I’ve never really thought about my unwanted sexual attention, abuse or harassment instances all in one go. When I think of the reasons for not mentioning anything before, it’s that dreaded feeling of coming across as ‘big headed’. I don’t want to talk about male sexual advances in case I come across as thinking myself as pretty or bragging. Did I dress a certain way or invite this male etiquette? Where on earth does this warped reasoning come from? We’re still so ‘British’ about speaking up. There’s still a stigma of feeling ‘ladette’ if you talk about vagina’s and there’s a fear a career or reputation will be tarnished if one pushes for legal action for sexual harassment or simply speaks up.
Making a difference…
Now that I have a baby girl I think of her future. Do I want her having the same experiences that I, other women and those involved in the Harvey Weinstein scandal have suffered? I couldn’t be held responsible for what I’d do to someone who offered her a job in return for sex.
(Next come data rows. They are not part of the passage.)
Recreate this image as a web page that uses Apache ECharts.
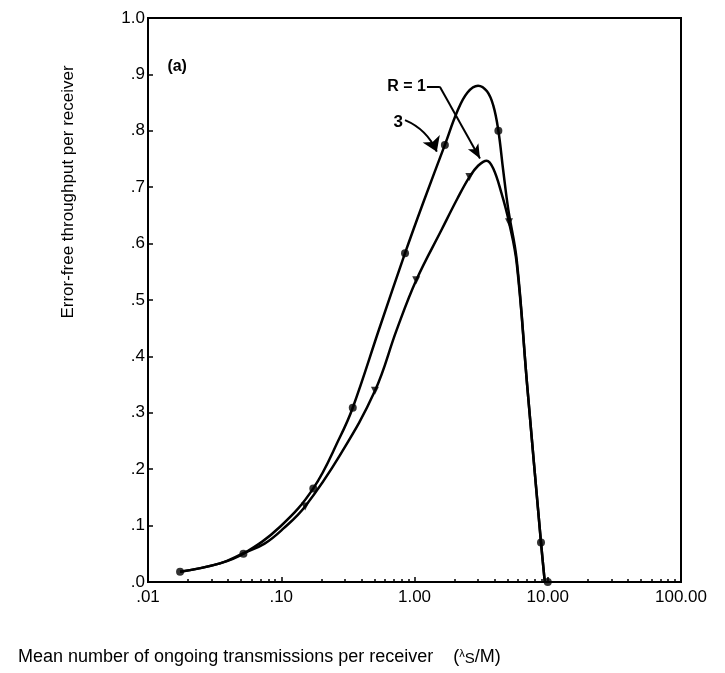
<!DOCTYPE html>
<html>
<head>
<meta charset="utf-8">
<script src="https://cdn.jsdelivr.net/npm/echarts@6/dist/echarts.min.js"></script>
<style>
  html, body { margin: 0; padding: 0; background: #fff; }
  #chart { width: 725px; height: 673px; }
</style>
</head>
<body>
<div id="chart"></div>
<script>
// R = 1 curve
var r1X = [0.0174, 0.0347, 0.052, 0.098, 0.174, 0.276, 0.344, 0.551, 0.849, 1.16, 1.69, 2.1, 2.5, 3.0, 3.5, 3.9, 4.26, 4.63, 5.06, 5.85, 7.0, 8.9, 9.5];
var r1Y = [0.018, 0.033, 0.050, 0.098, 0.166, 0.257, 0.309, 0.453, 0.583, 0.672, 0.775, 0.835, 0.868, 0.880, 0.870, 0.845, 0.800, 0.730, 0.660, 0.571, 0.35, 0.07, 0.0];
// R = 1 plotted points (circles)
var r1MarkX = [0.0174, 0.052, 0.174, 0.344, 0.849, 1.69, 4.26, 8.9, 10.0];
var r1MarkY = [0.018, 0.050, 0.166, 0.309, 0.583, 0.775, 0.800, 0.07, 0.0];

// R = 3 curve
var r3X = [0.0174, 0.0347, 0.052, 0.075, 0.104, 0.151, 0.276, 0.505, 0.735, 1.03, 1.6, 2.1, 2.58, 3.0, 3.48, 3.90, 4.50, 5.12, 5.85, 7.0, 8.9, 9.5];
var r3Y = [0.018, 0.033, 0.051, 0.068, 0.095, 0.134, 0.225, 0.339, 0.447, 0.535, 0.625, 0.680, 0.718, 0.738, 0.747, 0.733, 0.689, 0.638, 0.565, 0.35, 0.07, 0.0];
// R = 3 plotted points (triangles)
var r3MarkX = [0.151, 0.505, 1.03, 2.58, 5.12];
var r3MarkY = [0.134, 0.339, 0.535, 0.718, 0.638];

var font = 'Liberation Sans, Arial, sans-serif';

function pairs(xs, ys) {
    return xs.map(function (x, i) { return [x, ys[i]]; });
}

var myChart = echarts.init(document.getElementById('chart'));

var option = {
    animation: false,
    grid: {
        left: 148, right: 44, top: 18, bottom: 91,
        show: true,
        borderColor: '#000',
        borderWidth: 2
    },
    xAxis: {
        type: 'log',
        logBase: 10,
        min: 0.01,
        max: 100,
        axisLine: { lineStyle: { color: '#000', width: 2 } },
        axisTick: { inside: true, length: 5, lineStyle: { color: '#000', width: 1.5 } },
        minorTick: { show: true, splitNumber: 9, length: 3, lineStyle: { color: '#000', width: 1.5 } },
        splitLine: { show: false },
        axisLabel: {
            color: '#000',
            fontFamily: font,
            fontSize: 17,
            margin: 7,
            formatter: function (v) {
                return v < 1 ? v.toFixed(2).slice(1) : v.toFixed(2);
            }
        }
    },
    yAxis: {
        type: 'value',
        min: 0,
        max: 1,
        interval: 0.1,
        axisLine: { lineStyle: { color: '#000', width: 2 } },
        axisTick: { inside: true, length: 5, lineStyle: { color: '#000', width: 1.5 } },
        splitLine: { show: false },
        axisLabel: {
            color: '#000',
            fontFamily: font,
            fontSize: 17,
            margin: 3,
            formatter: function (v) {
                return v >= 1 ? '1.0' : '.' + Math.round(v * 10);
            }
        }
    },
    series: [
        {
            name: 'R=1',
            type: 'line',
            smooth: 0.4,
            showSymbol: false,
            lineStyle: { color: '#000', width: 2.5 },
            data: pairs(r1X, r1Y),
            // arrow from the "R = 1" label
            markLine: {
                silent: true,
                symbol: ['none', 'none'],
                label: { show: false },
                lineStyle: { color: '#000', width: 2, type: 'solid' },
                data: [
                    [{ coord: [1.24, 0.878] }, { coord: [1.55, 0.878] }],
                    [{ coord: [1.55, 0.878] }, { coord: [3.10, 0.751], symbol: 'arrow', symbolSize: [9, 14] }]
                ]
            }
        },
        {
            name: 'R=3',
            type: 'line',
            smooth: 0.4,
            showSymbol: false,
            lineStyle: { color: '#000', width: 2.5 },
            data: pairs(r3X, r3Y)
        },
        {
            // curved arrow from the "3" label
            name: 'arrow3',
            type: 'lines',
            coordinateSystem: 'cartesian2d',
            silent: true,
            symbol: ['none', 'arrow'],
            symbolSize: [9, 14],
            lineStyle: { color: '#000', width: 2, opacity: 1, curveness: 0.2 },
            data: [{ coords: [[0.849, 0.819], [1.47, 0.763]] }]
        },
        {
            name: 'R=1 points',
            type: 'scatter',
            symbol: 'circle',
            symbolSize: 8,
            itemStyle: { color: '#000' },
            data: pairs(r1MarkX, r1MarkY)
        },
        {
            name: 'R=3 points',
            type: 'scatter',
            symbol: 'triangle',
            symbolRotate: 180,
            symbolSize: 8,
            itemStyle: { color: '#000' },
            data: pairs(r3MarkX, r3MarkY)
        }
    ]
};
myChart.setOption(option);

// text labels placed in data coordinates
var pA = myChart.convertToPixel({ gridIndex: 0 }, [0.0172, 0.910]);
var pR = myChart.convertToPixel({ gridIndex: 0 }, [1.22, 0.878]);
var p3 = myChart.convertToPixel({ gridIndex: 0 }, [0.82, 0.815]);

myChart.setOption({
    graphic: [
        { type: 'text', left: pA[0] - 12, top: pA[1] - 10,
          style: { text: '(a)', font: 'bold 16px ' + font, fill: '#000' } },
        { type: 'text', x: pR[0], y: pR[1],
          style: { text: 'R = 1', font: 'bold 16px ' + font, fill: '#000', align: 'right', verticalAlign: 'middle' } },
        { type: 'text', x: p3[0], y: p3[1],
          style: { text: '3', font: 'bold 17px ' + font, fill: '#000', align: 'right', verticalAlign: 'middle' } },
        { type: 'text', x: 68, y: 192, rotation: Math.PI / 2,
          style: { text: 'Error-free throughput per receiver', font: '17px ' + font, fill: '#000',
                   align: 'center', verticalAlign: 'middle' } },
        { type: 'text', left: 18, top: 648,
          style: {
              rich: {
                  m: { font: '18px ' + font, fill: '#000' },
                  l: { font: '11px ' + font, fill: '#000', verticalAlign: 'top' },
                  s: { font: '15px ' + font, fill: '#000', verticalAlign: 'bottom' }
              },
              text: '{m|Mean number of ongoing transmissions per receiver    (}{l|λ}{s|S}{m|/M)}'
          } }
    ]
});

window.onresize = function () {
    myChart.resize();
};
</script>
</body>
</html>
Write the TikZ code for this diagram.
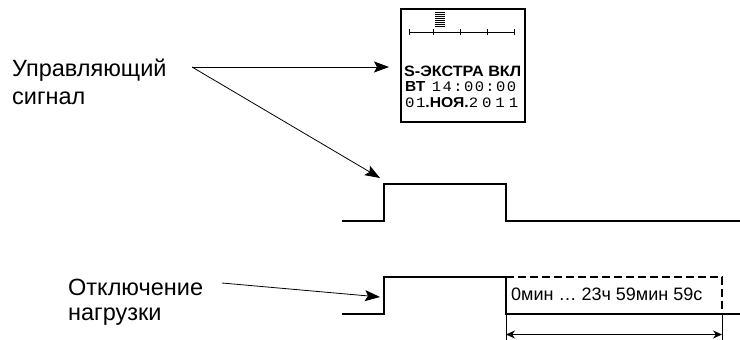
\documentclass[tikz,border=0pt]{standalone}
\usepackage{fontspec}
\setmainfont{Liberation Sans}
\newfontfamily\lcdfont[LetterSpace=9]{Liberation Mono}
\usetikzlibrary{arrows.meta}
\begin{document}
\begin{tikzpicture}[x=1pt,y=-1pt,
  wave/.style={line width=2.2pt, line join=miter},
  thinarrow/.style={line width=0.8pt, -{Stealth[length=15pt,width=11pt,inset=3pt]}},
  lbl/.style={align=left, inner sep=0pt, anchor=north west},
  disptext/.style={anchor=base west, inner sep=0pt, font=\fontsize{14}{16}\selectfont\bfseries},
]
\useasboundingbox (0,0) rectangle (740,340);

% labels
\node[lbl, font=\fontsize{23.5}{28.3}\selectfont] (ctl) at (12,58.5) {Управляющий\\сигнал};
\node[lbl, font=\fontsize{23.5}{24.5}\selectfont] (off) at (68,279) {Отключение\\нагрузки};

% display
\node[draw, line width=1.2pt, minimum width=124pt, minimum height=113pt, inner sep=0pt] (disp) at (463,65.5) {};
\draw[line width=1pt] (409,32) -- (514,32);
\foreach \x in {409,433,460,487,514} \draw[line width=1pt] (\x,29) -- (\x,35);
\foreach \y in {12.5,14.5,...,26.5} \draw[line width=1pt] (435,\y) -- (445,\y);
\node[disptext] (t1) at (404,76) {\resizebox{117pt}{10.5pt}{S-ЭКСТРА ВКЛ}};
\node[disptext] (t2) at (405,91) {\resizebox{111pt}{10pt}{ВТ\hspace{6pt}{\fontsize{14}{16}\selectfont\mdseries\lcdfont 14:00:00}}};
\node[disptext] (t3) at (405,107) {\resizebox{113pt}{10pt}{{\fontsize{14}{16}\selectfont\mdseries\lcdfont 01}.НОЯ.{\fontsize{14}{16}\selectfont\mdseries\lcdfont\addfontfeature{LetterSpace=25}2011}}};

% waveforms
\draw[wave] (342,221) -- (384,221) -- (384,184) -- (506,184) -- (506,221) -- (740,221);
\draw[wave] (342,314) -- (384,314) -- (384,277) -- (506,277) -- (506,314) -- (740,314);
\draw[wave, dash pattern=on 8pt off 4pt] (506,277) -- (722,277) -- (722,314);
\node[anchor=base west, inner sep=0pt, font=\fontsize{18}{20}\selectfont] (dur) at (511,300) {0мин … 23ч 59мин 59с};

% dimension
\draw[line width=0.8pt] (506,314) -- (506,340);
\draw[line width=0.8pt] (722,314) -- (722,340);
\coordinate (dl) at (506,334.5);
\coordinate (dr) at (722,334.5);
\draw[line width=1pt, {Stealth[length=9pt,width=8pt]}-{Stealth[length=9pt,width=8pt]}] (dl) -- (dr);

% arrows
\coordinate (c0) at (192,67);
\coordinate (c1) at (389,67);
\coordinate (c2) at (380,178);
\draw[thinarrow] (c0) -- (c1);
\draw[thinarrow] (c0) -- (c2);
\coordinate (o0) at (222,283);
\coordinate (o1) at (380,297);
\draw[thinarrow] (o0) -- (o1);
\end{tikzpicture}
\end{document}
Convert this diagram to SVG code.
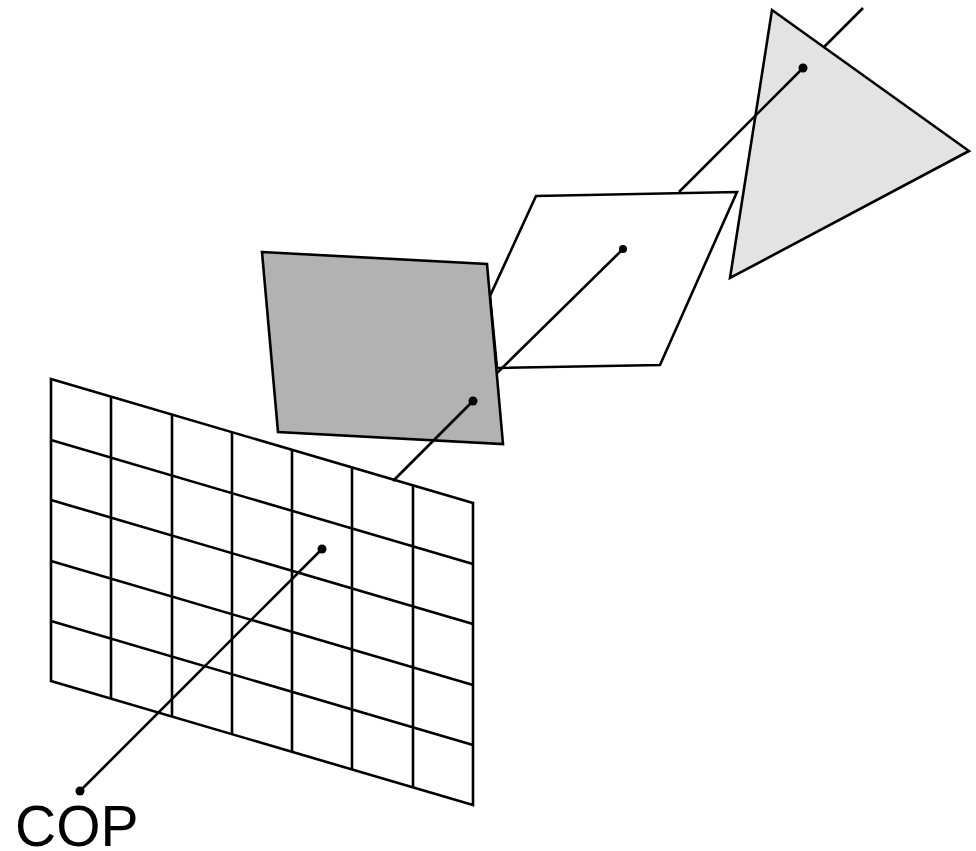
<svg xmlns="http://www.w3.org/2000/svg" width="976" height="851" viewBox="0 0 976 851">
<style>
.o{stroke:#000;stroke-width:2.6;stroke-linejoin:miter}
.l{stroke:#000;stroke-width:2.6;fill:none}
.d{fill:#000}
text{font-family:"Liberation Sans",Arial,sans-serif;font-size:57px;fill:#000}
</style>
<rect width="976" height="851" fill="#fff"/>
<g id="triangle"><polygon class="o" fill="#e3e3e3" points="772,10 969,151 730,278"/></g>
<g id="white-plane"><polygon class="o" fill="none" points="536,196 737,192 660,365 497,368 490,296"/></g>
<g id="gray-plane"><polygon class="o" fill="#b2b2b2" points="262,252 487,264 503,444 278,432"/></g>
<g id="grid">
<polygon class="l" points="51,379 473,503 473,805 51,681"/>
<path class="l" d="M111,397V699M172,415V716M232,433V734M292,450V752M352,468V770M413,486V787M51,440L473,564M51,500L473,624M51,561L473,685M51,621L473,745"/>
</g>
<g id="connectors">
<line class="l" x1="824" y1="47" x2="863" y2="8"/>
<line class="l" x1="803" y1="68" x2="679" y2="192"/>
<line class="l" x1="623" y1="249" x2="497" y2="373"/>
<line class="l" x1="473" y1="401" x2="393" y2="481"/>
<line class="l" x1="322" y1="549" x2="80" y2="791"/>
</g>
<g id="dots">
<circle class="d" cx="803" cy="68" r="4.5"/>
<circle class="d" cx="623" cy="249" r="4"/>
<circle class="d" cx="473" cy="401" r="4.5"/>
<circle class="d" cx="322" cy="549" r="4.5"/>
<circle class="d" cx="80" cy="791" r="4.5"/>
</g>
<g id="cop"><text x="15" y="846">COP</text></g>
</svg>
I don’t want her growing up afraid to talk about things, I want her to know this monster behaviour is unacceptable.
Therefore no beating about the bush. “Where do babies come from mummy?” Forget from the tummy or from the stork. They come from your vagina Mia, that thing between your legs that you protect with your clothes from the environment and disgusting men. Speak up if ever you think someone is being inappropriate. Say no to any one who threatens you and asks for anything sexual or makes you feel uncomfortable. Know that there are women who do say no, as proven in Hollywood, in offices and in the corner shop. As Kate Beckinsdale said, “Let’s stop allowing our young women to be sexual cannon fodder and let’s remember that Harvey is an emblem of a system that is sick and that we have work to do.”
At the time this post was written, “MeToo” has had a social reach of over 200 million. The number of mentions? Almost 122,000 (55% on Twitter, 27% on Facebook and 16% of the mentions being on Instagram). Interestingly, Vogue’s Instagram is the 6th most influential platform in this campaign so I’m making a call to all fashion and beauty bloggers to use your voice and make a difference.
As Tippi Hedren added, “theres not a reason in the world why you have to put up with that”.